--- Dataset entries ---
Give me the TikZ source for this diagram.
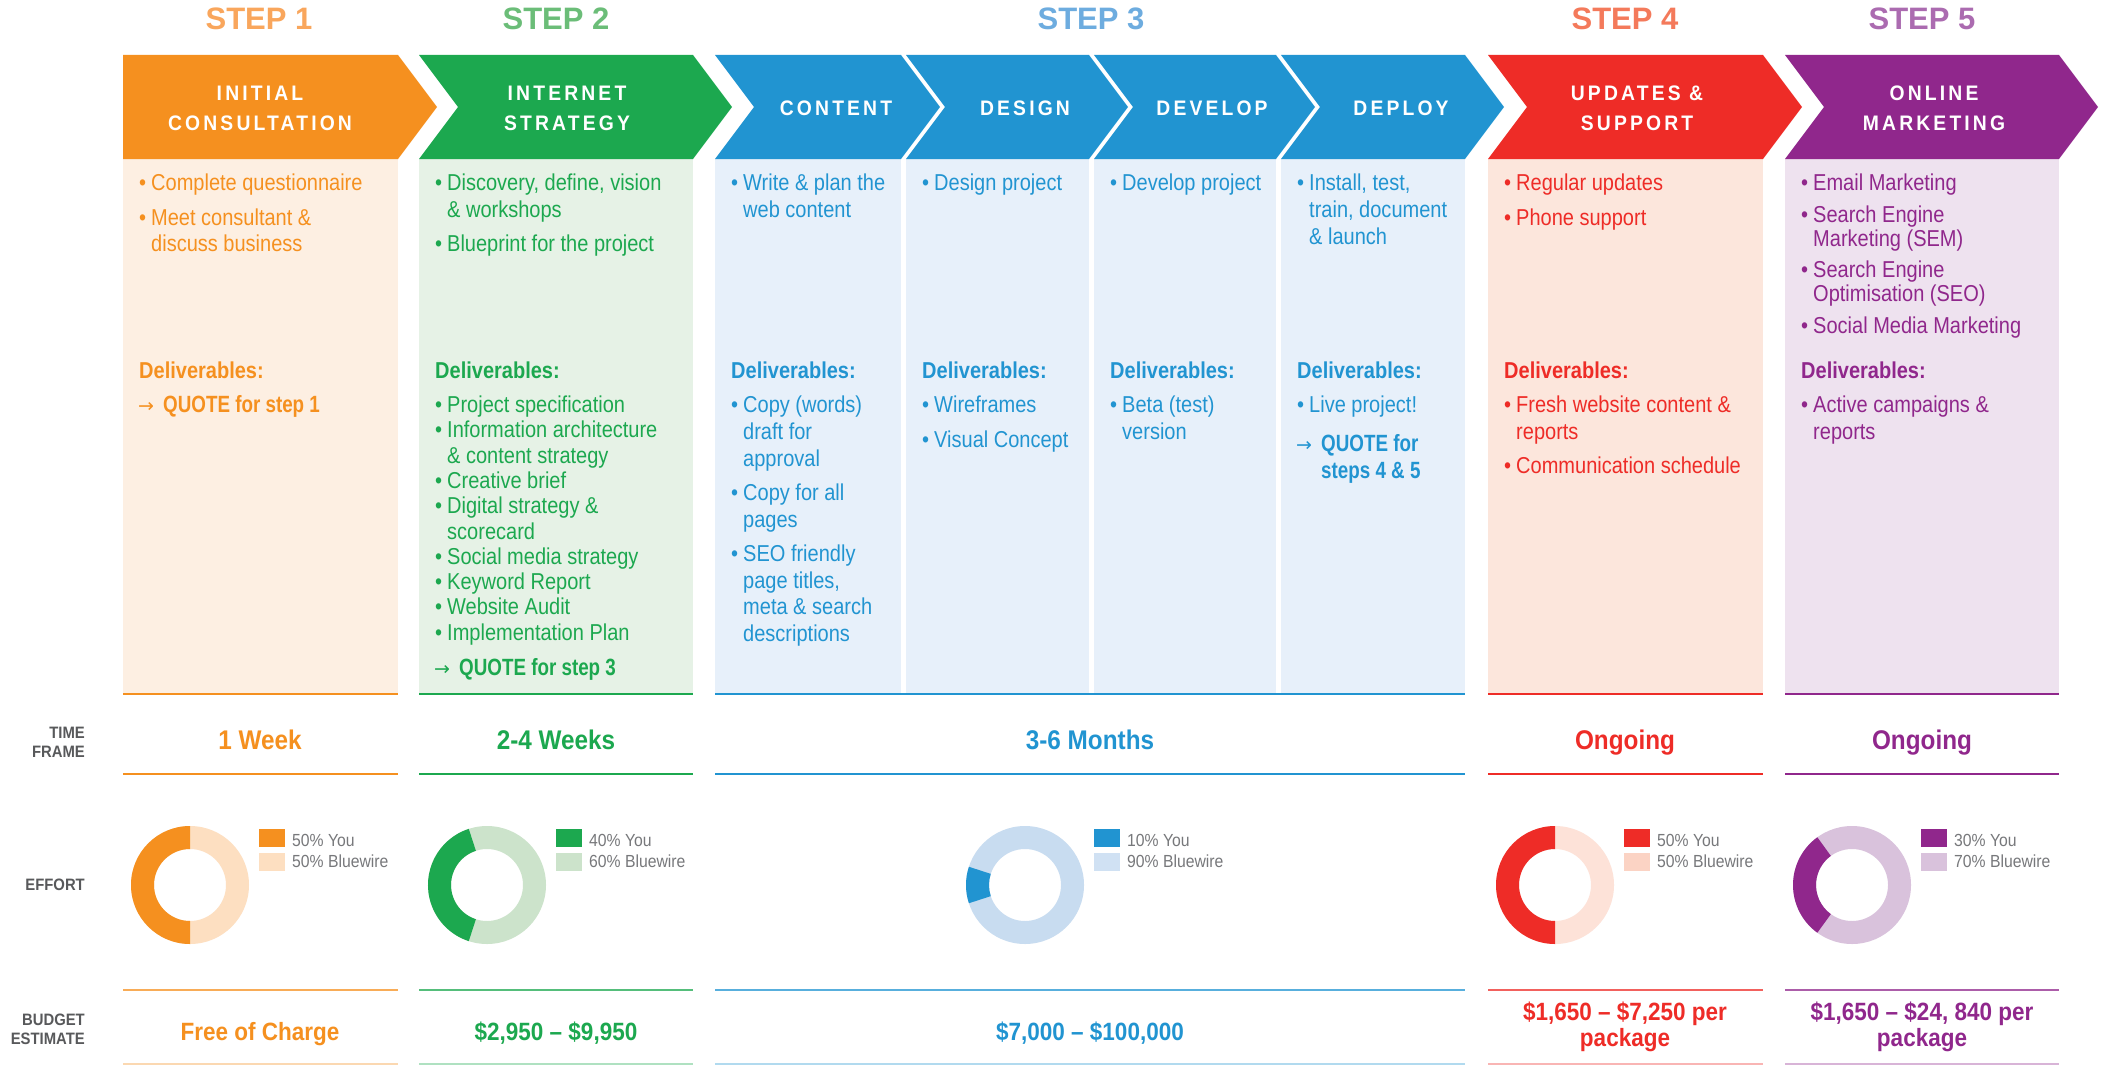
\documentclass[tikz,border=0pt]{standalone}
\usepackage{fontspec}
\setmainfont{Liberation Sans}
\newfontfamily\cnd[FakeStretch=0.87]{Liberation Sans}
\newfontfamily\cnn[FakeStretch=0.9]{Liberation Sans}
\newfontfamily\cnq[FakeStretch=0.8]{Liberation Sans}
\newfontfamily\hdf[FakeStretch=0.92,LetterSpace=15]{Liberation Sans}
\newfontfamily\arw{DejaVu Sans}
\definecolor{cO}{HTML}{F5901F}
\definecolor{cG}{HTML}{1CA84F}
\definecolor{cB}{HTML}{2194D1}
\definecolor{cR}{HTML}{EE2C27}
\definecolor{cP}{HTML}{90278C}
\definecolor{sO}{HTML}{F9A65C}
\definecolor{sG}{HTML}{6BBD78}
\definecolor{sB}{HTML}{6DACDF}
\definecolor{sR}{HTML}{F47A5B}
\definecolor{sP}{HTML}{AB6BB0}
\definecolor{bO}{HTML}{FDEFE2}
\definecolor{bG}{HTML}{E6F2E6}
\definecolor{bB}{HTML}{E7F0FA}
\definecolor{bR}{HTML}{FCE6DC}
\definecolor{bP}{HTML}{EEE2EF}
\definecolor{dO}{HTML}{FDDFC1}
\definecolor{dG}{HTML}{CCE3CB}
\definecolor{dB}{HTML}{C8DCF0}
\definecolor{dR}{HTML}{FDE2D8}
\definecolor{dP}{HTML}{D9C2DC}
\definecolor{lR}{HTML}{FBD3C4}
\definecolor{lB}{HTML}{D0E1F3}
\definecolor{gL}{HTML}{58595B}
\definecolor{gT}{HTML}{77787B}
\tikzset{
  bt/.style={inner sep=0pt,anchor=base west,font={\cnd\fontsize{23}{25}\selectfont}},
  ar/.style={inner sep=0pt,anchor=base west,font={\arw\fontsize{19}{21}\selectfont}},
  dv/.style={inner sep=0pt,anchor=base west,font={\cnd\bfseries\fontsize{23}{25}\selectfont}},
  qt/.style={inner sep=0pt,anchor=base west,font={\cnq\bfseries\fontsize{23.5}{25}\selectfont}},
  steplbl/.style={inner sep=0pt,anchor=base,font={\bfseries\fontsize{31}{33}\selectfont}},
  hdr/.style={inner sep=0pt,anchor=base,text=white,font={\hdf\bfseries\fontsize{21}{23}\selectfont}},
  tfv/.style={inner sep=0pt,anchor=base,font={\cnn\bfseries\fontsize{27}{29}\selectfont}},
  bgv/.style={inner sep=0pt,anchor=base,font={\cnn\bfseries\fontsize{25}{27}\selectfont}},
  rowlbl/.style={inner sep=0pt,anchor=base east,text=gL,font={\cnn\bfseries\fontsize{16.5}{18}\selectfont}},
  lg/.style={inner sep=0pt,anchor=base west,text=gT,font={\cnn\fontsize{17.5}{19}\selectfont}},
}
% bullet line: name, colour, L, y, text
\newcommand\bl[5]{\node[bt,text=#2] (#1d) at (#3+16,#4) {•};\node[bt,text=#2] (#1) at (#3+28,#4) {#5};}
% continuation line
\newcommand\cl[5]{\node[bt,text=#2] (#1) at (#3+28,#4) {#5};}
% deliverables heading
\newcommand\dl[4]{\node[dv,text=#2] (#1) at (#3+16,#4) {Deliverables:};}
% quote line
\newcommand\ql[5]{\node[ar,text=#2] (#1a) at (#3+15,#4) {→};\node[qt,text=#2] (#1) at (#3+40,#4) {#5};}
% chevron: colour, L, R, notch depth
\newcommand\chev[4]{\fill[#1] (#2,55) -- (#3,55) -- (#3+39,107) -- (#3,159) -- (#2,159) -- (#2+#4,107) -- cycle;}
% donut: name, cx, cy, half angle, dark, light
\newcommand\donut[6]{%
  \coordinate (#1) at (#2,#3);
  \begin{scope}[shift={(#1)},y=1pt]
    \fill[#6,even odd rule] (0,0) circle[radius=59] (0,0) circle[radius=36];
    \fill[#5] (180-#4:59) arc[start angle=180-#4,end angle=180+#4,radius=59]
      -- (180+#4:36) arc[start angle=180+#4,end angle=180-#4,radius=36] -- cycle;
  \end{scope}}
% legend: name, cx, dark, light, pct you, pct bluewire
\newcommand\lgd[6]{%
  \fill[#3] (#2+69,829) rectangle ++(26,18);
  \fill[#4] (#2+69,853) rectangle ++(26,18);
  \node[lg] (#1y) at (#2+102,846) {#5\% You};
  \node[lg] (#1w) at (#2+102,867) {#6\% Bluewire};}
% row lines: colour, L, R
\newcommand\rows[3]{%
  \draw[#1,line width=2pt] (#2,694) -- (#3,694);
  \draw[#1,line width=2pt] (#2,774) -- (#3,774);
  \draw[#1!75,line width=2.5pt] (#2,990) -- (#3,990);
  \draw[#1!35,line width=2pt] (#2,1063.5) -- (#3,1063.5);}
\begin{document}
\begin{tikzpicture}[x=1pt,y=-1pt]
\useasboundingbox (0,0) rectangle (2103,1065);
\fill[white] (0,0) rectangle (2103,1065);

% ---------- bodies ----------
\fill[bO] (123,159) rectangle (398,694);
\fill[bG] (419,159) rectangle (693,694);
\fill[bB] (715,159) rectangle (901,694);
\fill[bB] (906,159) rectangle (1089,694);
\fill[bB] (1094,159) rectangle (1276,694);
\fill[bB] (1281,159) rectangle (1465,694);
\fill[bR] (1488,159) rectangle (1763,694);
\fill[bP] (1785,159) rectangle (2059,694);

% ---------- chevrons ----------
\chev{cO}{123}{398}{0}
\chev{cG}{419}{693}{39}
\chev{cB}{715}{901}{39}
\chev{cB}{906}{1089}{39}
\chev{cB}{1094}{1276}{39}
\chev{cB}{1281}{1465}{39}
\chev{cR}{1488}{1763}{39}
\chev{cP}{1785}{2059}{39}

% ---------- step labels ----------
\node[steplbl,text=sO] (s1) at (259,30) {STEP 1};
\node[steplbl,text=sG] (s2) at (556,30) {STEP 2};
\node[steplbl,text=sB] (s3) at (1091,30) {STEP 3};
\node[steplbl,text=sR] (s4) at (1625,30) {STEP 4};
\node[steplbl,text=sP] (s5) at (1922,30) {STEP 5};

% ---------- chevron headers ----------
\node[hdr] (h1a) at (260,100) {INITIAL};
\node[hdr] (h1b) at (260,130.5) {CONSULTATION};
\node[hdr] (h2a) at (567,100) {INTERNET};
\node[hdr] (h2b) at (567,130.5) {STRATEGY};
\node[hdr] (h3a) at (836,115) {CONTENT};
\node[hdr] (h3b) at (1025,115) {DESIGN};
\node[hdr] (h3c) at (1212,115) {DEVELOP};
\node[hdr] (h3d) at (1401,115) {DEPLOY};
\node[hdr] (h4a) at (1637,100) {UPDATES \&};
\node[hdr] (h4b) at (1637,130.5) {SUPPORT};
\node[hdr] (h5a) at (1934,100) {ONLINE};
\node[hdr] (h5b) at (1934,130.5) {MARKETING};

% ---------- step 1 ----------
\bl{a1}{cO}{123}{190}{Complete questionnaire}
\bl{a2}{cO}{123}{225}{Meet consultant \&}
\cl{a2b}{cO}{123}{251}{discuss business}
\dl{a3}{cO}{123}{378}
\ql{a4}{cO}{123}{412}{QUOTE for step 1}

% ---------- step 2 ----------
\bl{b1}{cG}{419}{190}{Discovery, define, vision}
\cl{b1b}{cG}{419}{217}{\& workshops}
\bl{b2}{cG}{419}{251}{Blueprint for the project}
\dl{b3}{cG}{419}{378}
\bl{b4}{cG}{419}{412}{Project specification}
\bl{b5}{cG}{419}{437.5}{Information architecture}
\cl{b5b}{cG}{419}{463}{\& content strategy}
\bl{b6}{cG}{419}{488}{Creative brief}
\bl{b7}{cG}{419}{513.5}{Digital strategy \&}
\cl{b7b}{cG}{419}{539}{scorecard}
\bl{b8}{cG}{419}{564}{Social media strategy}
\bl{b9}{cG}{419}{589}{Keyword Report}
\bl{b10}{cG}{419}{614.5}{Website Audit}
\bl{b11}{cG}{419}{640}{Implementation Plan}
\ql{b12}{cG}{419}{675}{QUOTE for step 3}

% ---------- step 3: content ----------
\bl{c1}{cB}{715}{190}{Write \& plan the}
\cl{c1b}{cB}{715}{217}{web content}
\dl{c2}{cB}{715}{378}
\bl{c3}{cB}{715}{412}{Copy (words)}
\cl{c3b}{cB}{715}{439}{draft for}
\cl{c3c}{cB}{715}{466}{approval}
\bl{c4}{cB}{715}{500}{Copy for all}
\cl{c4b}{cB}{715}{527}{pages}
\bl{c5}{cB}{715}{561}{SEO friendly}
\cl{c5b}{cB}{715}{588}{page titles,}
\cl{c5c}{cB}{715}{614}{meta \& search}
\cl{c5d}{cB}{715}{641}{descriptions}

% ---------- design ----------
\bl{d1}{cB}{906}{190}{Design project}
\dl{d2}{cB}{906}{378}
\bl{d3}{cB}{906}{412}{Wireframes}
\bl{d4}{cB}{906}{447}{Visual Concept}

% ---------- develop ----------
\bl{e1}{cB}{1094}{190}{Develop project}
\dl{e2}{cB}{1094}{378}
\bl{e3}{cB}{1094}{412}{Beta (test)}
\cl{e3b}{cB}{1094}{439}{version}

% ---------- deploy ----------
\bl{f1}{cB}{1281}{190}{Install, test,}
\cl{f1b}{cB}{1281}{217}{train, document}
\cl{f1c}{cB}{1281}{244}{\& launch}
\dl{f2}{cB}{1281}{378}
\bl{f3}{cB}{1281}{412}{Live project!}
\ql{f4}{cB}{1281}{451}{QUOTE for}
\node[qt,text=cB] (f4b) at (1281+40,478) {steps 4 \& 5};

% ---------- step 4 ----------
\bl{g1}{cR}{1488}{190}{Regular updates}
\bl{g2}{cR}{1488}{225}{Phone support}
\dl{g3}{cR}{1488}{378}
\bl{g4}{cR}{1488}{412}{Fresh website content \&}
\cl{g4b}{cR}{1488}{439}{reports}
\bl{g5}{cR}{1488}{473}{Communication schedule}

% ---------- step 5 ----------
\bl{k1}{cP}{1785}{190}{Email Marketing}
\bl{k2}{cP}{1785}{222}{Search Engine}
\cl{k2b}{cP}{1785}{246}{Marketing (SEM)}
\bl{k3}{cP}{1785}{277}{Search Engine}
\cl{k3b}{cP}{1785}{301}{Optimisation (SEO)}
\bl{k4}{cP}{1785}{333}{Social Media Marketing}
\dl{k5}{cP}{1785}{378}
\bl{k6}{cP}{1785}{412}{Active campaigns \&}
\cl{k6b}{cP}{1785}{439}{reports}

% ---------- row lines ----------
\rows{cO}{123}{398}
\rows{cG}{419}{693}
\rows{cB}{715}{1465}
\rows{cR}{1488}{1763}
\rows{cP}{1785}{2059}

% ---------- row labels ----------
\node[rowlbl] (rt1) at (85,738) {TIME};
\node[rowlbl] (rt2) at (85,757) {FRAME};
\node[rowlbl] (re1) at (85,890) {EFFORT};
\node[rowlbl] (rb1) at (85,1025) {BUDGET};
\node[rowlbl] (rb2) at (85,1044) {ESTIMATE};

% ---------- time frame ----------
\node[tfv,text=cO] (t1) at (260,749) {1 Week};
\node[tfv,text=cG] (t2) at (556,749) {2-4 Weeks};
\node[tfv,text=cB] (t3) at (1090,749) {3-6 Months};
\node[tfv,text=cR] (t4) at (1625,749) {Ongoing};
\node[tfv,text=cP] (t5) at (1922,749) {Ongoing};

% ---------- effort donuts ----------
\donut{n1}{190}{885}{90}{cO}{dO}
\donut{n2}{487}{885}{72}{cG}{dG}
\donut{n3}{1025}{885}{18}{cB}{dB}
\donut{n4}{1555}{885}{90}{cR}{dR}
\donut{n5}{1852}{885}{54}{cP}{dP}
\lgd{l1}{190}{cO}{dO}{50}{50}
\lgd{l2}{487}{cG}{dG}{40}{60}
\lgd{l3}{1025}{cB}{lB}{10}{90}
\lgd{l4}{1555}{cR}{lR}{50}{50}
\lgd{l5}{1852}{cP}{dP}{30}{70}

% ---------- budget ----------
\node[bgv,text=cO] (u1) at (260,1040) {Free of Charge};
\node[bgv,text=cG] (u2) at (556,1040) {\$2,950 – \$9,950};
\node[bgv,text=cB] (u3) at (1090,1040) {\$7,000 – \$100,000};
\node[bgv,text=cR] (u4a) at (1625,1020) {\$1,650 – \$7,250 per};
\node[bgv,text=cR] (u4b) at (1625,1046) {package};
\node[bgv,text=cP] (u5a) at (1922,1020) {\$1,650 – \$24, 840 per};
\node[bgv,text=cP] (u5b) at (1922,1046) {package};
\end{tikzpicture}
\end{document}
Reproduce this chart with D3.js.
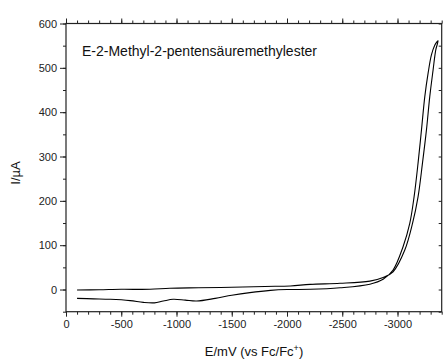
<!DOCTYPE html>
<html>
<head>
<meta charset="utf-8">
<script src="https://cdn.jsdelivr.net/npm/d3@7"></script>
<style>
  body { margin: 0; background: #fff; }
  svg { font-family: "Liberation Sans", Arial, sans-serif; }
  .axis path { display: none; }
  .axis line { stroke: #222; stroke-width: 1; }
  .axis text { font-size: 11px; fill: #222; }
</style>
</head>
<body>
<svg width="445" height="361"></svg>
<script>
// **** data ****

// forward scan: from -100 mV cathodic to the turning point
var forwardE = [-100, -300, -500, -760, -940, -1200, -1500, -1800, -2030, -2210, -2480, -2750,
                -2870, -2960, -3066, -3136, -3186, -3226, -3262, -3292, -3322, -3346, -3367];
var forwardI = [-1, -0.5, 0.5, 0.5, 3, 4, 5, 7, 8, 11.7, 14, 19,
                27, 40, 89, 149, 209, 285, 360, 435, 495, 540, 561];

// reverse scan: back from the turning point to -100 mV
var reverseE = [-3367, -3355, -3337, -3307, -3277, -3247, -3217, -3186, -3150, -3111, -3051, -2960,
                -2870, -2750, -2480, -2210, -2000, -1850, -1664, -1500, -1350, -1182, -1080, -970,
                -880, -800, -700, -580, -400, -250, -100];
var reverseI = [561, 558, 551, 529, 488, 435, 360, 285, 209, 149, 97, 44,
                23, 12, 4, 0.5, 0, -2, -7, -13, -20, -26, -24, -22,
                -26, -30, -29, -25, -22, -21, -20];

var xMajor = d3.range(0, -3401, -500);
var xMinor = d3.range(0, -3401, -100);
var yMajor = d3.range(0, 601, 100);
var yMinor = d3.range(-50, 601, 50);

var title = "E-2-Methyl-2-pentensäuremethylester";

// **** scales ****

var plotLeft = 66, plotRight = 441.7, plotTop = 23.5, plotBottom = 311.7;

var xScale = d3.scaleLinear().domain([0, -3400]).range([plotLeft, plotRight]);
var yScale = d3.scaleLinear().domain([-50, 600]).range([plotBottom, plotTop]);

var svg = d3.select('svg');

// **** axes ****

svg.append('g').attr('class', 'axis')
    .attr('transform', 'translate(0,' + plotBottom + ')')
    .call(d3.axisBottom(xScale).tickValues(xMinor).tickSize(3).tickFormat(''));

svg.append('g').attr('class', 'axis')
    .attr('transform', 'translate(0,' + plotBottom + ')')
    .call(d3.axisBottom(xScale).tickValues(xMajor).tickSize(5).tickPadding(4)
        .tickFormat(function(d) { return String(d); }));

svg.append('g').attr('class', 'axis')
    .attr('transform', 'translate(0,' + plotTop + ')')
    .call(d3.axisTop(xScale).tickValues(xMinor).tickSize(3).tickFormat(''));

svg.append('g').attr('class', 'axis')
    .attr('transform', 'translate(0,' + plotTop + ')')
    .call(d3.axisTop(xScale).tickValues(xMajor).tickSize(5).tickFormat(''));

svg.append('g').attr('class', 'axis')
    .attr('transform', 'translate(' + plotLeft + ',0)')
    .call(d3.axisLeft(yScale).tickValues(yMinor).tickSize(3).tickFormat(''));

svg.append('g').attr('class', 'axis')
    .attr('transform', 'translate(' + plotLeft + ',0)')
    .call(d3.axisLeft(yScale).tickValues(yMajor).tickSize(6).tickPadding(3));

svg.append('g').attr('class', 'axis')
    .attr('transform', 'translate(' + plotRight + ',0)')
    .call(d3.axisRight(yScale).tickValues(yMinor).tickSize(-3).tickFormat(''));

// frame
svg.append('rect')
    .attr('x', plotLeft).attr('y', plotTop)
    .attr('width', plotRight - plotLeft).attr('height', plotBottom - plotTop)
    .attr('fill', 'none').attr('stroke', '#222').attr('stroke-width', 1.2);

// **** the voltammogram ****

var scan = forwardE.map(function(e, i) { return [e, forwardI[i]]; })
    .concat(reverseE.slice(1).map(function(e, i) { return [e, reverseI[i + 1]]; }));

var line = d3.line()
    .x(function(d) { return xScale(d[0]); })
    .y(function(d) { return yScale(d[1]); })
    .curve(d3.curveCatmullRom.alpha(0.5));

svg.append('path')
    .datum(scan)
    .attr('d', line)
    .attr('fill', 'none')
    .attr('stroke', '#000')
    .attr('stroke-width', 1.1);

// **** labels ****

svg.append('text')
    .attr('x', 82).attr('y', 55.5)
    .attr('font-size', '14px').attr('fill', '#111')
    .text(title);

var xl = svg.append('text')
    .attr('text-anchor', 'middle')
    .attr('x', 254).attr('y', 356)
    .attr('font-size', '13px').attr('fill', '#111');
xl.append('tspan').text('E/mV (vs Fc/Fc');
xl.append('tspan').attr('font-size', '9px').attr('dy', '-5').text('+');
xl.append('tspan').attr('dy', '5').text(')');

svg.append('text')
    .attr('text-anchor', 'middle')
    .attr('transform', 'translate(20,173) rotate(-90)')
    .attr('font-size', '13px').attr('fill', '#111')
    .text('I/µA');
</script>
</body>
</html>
---
■ Exercise brief ■
Determine the number of lines in the records that include the string "this", and respond with that number only.

■ Written answer ■
2